|The National Weather Service is depicting a strong storm|
in the middle of the country next week.
As I've noted before, strong storm systems are fairly common in November, and this month is living up to that reputation.
As usual in these kinds of storms, we'll get a variety of extremes, including, but not limited to, a blizzard, severe weather, possible tornadoes, flooding and high winds.
Some of the ingredients for this storm have already come ashore in the Pacific Northwest, leading to flooding there.
That storminess will contribute to the development of a strong low pressure system that will take shape in the southern Plains Monday and Tuesday and then head off toward the Great Lakes, kind of like the last storm did.
The two storms are not carbon copies, so not everyone will get exactly the same type of weather they got in the last storm. But there will be similarities.
This far out, there's always some uncertainty as to where the focus of various types of weather will be, but it looks like the heaviest snow, and possible blizzard conditions in a couple spots, will get going in the central Rockies.
The ski season there is off to a rip roaring start, for sure.
The snow will then spread out into Kansas (again!) Nebraska and the western Dakotas.
The snow might extend further south than last time, possible reaching the panhandles of Oklahoma and Texas.
It's almost always warm and humid and wet with an unstable atmosphere east of this type of storm, and next week's tempest is no exception.
That raises the possibility of more severe weather.
Again, nobody is quite sure yet how extensive the severe thunderstorms and possible tornadoes will be, and exactly where they'll set up shop.
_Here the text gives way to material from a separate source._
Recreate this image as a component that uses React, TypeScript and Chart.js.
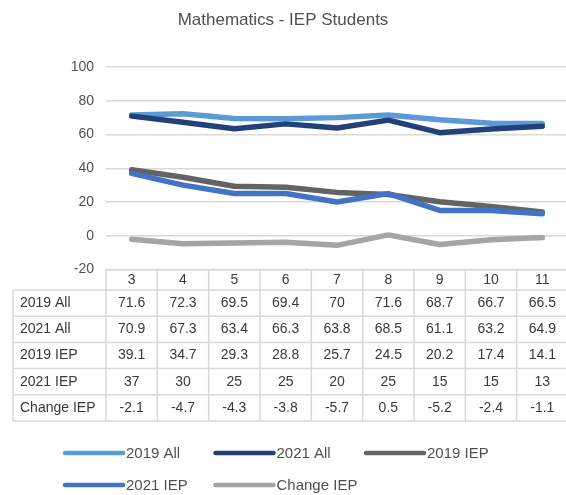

At this point, the target area looks to be Texas and Oklahoma on Monday and Tuesday, spreading into the western Gulf states later Tuesday and Wednesday.
Flooding could be a problem in spots in and near the lower Mississippi Valley with this one, too.
I expect, just as in the last storm wind advisories and high wind warnings will extend across a huge area in the middle of the country as the storm makes its move northeastward toward the Great Lakes.
For those of you on the East Coast, another bonus with this one: The storm moving by to your west will push another wave of warm air into the region, continuing what has been a remarkably warm November so far.